I traveled there in 2015 to investigate and wrote an article about it.
In February of this year, NPR journalist Mariana Dale – who had seen my piece – got in touch asking about tips for stories to cover related to climate. I recommended she go to a Santo Domingo neighborhood I had covered in my 2015 article that was at risk from rising seas.
And she did, but first, a little background:
Sea level rise is caused by climate change in that the ice sheets in Greenland, the Arctic, Antarctica and elsewhere, are melting – adding volume to the oceans. Another way climate change causes sea level rise is by warming the overall temperature of the oceans – which causes thermal expansion (the water to expand).
Conservative estimates by the Environmental Protection Agency project up to 4 feet of sea level rise by the end of this century. Recent research by climate scientist James Hansen, at Columbia University, however, says there could be up to 16 feet of rise by 2100.
The World Bank said that Santo Domingo (along with four other cities: Alexandria, Egypt; Barranquilla, Colombia; Naples, Italy; and Sapporo, Japan) would be among the worst hit by sea level rise in 2050.
That means it’s sandy beaches, coral and low-lying cities would all be affected. Al Jazeera America sent me to Dominican Republic to report on sea level rise – and this is what I found.
One of the biggest problems for DR was a Santo Domingo neighborhood called La Barquita that was built along the Ozama River.
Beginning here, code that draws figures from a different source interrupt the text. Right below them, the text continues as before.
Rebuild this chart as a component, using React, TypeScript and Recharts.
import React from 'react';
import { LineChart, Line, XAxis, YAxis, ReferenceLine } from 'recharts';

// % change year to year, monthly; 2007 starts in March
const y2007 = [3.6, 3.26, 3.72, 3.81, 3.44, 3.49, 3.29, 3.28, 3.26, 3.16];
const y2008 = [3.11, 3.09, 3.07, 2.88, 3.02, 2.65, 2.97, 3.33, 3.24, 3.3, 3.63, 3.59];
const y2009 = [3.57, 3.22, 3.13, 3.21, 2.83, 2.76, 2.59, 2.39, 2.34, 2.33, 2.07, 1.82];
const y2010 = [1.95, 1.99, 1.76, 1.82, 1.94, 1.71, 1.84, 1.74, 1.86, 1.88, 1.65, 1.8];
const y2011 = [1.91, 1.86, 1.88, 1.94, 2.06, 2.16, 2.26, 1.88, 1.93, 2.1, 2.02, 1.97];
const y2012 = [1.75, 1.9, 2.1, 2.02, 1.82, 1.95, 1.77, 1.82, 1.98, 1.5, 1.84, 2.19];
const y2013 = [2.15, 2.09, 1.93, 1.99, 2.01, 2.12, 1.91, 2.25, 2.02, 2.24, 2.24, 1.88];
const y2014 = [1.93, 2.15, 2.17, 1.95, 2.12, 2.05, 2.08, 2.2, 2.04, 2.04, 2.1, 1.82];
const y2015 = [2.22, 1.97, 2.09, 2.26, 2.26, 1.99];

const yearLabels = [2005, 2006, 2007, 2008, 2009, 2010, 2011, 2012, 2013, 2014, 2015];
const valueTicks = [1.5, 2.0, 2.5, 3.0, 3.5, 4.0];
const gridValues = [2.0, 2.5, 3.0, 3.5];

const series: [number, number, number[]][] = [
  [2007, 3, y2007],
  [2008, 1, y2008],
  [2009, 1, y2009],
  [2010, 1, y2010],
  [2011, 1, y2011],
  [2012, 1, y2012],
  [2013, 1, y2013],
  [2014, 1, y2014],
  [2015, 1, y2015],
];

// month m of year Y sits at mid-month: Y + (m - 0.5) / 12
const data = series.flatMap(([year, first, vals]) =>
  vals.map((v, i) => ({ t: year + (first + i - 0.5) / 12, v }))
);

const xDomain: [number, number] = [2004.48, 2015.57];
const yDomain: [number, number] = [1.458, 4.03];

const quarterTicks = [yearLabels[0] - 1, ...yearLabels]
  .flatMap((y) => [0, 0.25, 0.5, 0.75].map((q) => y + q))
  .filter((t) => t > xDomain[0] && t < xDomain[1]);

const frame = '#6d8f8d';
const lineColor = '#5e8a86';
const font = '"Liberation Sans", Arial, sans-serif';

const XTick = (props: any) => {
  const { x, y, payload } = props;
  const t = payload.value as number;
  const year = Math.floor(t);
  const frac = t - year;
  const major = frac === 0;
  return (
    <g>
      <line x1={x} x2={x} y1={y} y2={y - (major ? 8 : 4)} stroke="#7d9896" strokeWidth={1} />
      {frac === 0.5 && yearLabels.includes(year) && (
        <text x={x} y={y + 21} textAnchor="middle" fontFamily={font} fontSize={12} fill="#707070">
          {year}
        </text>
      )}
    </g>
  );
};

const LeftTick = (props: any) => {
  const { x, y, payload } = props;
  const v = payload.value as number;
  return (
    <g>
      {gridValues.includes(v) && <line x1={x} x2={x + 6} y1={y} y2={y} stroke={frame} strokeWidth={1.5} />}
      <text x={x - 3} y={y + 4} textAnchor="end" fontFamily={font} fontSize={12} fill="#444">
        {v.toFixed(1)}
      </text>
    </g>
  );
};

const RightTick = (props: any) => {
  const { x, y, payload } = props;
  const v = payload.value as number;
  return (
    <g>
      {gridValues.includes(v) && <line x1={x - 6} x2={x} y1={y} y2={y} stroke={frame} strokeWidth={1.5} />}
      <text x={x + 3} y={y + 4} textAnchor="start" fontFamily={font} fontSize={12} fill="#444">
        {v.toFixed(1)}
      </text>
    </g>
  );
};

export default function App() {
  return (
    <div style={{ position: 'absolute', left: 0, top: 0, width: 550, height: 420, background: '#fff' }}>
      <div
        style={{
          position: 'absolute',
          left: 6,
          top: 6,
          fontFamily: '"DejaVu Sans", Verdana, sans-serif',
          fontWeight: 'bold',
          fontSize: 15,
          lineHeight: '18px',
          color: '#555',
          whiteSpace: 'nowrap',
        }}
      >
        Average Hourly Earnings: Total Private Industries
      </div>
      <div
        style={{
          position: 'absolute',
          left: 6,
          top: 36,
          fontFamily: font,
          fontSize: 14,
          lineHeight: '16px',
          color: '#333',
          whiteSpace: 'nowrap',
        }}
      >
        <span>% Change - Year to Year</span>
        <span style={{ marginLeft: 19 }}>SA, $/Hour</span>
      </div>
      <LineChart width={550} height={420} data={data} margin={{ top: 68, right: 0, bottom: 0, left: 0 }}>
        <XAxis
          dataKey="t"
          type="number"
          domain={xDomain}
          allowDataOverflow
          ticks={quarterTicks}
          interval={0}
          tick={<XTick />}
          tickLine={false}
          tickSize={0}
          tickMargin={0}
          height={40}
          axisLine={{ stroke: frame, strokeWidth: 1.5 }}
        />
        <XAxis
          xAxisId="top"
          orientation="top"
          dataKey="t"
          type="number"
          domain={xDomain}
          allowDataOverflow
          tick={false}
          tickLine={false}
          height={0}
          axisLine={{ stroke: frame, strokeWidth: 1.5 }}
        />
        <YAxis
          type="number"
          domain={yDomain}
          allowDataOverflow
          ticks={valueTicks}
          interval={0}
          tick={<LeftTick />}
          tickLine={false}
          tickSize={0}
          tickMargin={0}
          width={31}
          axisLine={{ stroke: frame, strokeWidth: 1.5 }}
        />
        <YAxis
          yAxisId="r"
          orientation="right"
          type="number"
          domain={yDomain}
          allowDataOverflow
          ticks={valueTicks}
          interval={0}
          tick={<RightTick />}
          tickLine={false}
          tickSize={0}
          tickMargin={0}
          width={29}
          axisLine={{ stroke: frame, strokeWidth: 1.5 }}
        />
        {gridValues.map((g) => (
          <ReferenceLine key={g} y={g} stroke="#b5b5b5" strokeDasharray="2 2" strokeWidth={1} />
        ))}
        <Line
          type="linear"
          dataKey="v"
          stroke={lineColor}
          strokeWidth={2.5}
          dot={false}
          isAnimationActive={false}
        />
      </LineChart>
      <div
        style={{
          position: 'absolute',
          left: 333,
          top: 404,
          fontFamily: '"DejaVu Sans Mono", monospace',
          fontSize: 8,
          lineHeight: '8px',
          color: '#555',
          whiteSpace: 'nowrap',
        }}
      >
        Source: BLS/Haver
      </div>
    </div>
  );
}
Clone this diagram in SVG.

The impoverished neighborhood was being flooded and the streets were filled with evacuation route signs.
The people who lived there lived in a maze of shacks, and would not be able to afford a move to higher ground.
That’s where the Dominican government stepped in – they built an entirely new city for La Barquita residents, and paid for them to be relocated to the new neighborhood in Santo Domingo.
When I was there covering the story, construction on the new Barquita had just recently started. When NPR journalist Mariana Dale went back this year, she got to see residents moved into the new city. This is what she had to say:
“I was able to visit the old neighborhood while people were moving out as well as talk to people who had been in the new apartments for a few months,” Dale told me in an email after she returned from the trip.
Dale reported in her story:
“The multistory apartments of La Nueva Barquita look like pastel legos. On the first floor there are a handful of businesses selling snacks, clothing and groceries.
The streets are clean and kids flew kites, or as they call them, chichiguas, overhead.
Reyes’s new home is on the second floor of a purple building.
“Everything is beautiful, thank God,” Reyes said in Spanish.”